コロナ禍のもとでの年末年始
写真ACによるirumamさんの写真
今年の年末年始は一瞬で終わってしまった。
時間の流れ方は不思議なもので、やるべきことがたくさんあると、そのときには時間が早く経つように感じられるが、後になれば長い時間が経ったように思える。
逆に、やることがほとんどない場合には時間はなかなか進まないが、振り返ると一瞬で過ぎたように感じられる。
年末年始の時間の経ち方はまさに後者だった。
忘年会、実家に帰る、親戚と会う、友達と遊ぶ、初詣、初売り、新年会……。
毎年当たり前のように行っていたことができなくなり、多くの人がいつもと違う年末年始を過ごしただろう。
私も例年通りなら、東京にある元妻の実家へ子どもたちを連れて行き、数日間はひとりでのんびり過ごすはずだったが、今年は京都の自宅からほとんど出ないで過ごした。
長女の通う小学校が12月24日から冬休みに入った後も28日まで学童保育に通わせていたので、子どもたちの休みは29日から。

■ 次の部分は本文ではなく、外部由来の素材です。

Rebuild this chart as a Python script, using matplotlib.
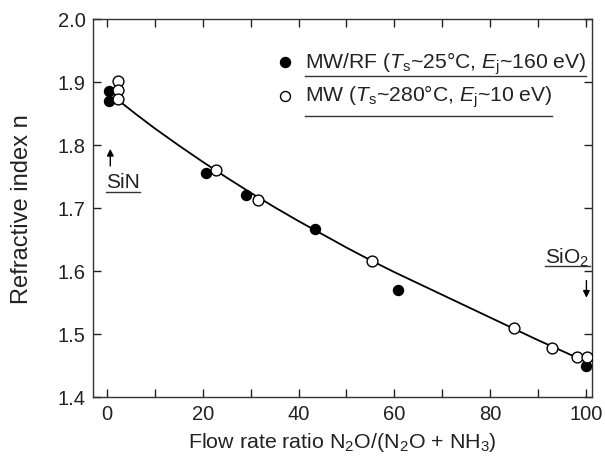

私は30日まで仕事をしていたので、31日から休むことにした。
私の仕事は自宅で文章を書くことだ。
小説や、この連載や、Webメディアの記事などを書いている。
文章を書くことは子どもの頃から好きだったので、ほとんど苦にならない。
お金をもらえなくなり、他の仕事をせざるを得なくなっても書くことはやめないだろうから、書くことだけで生活ができていることがとてもありがたく思える。
お金とは関係がないところで書くことが好きなんだから、年末年始も仕事をしているんだろうなと思っていたが、31日になるとパソコンの前に座る気力がなくなった。
マンガやアニメが大好きな子ども達
写真ACによるありさんさんの写真
大掃除をするつもりでもあったが、子どもたちと一緒におもちゃ箱の整理をしただけで力尽きてしまった。
夕方になり、ようやく気分が休みモードになってきたので、GEOにマンガを借りに行くことにした。
『約束のネバーランド』が気になっていたので10巻まで借りて、帰りにスーパーで食材を買って帰った。
豚汁を作って食べてお風呂に入ってからは、子どもたちと一緒にアニメを観てだらだらと過ごした。
去年の夏頃に『ヴァイオレット・エヴァーガーデン』を観てから私は京都アニメーション制作のアニメ作品が大好きになり、子どもたちと一緒に順番に観ていった。
『聲の形』、『たまこラブストーリー』、『たまこまーけっと』、『けいおん!』、『劇場版ヴァイオレット・エヴァ―ガーデン』、『響け!ユーフォニアム』……どの作品も素晴らしく、気に入った回は繰り返して観た。
京都アニメーションの作品の魅力は、丁寧で繊細な作画と演出だ。
キャラたちの、主に思春期特有の複雑で言語化しづらい感情が、セリフや月並みな演出ではなく、ちょっとした仕草や表情、情景描写などで表現されている。
そうした表現に触れて、言外に読み取れる意味をあれこれ想像するのが楽しいのだが、それを子どもたちと共有できることはさらに嬉しい。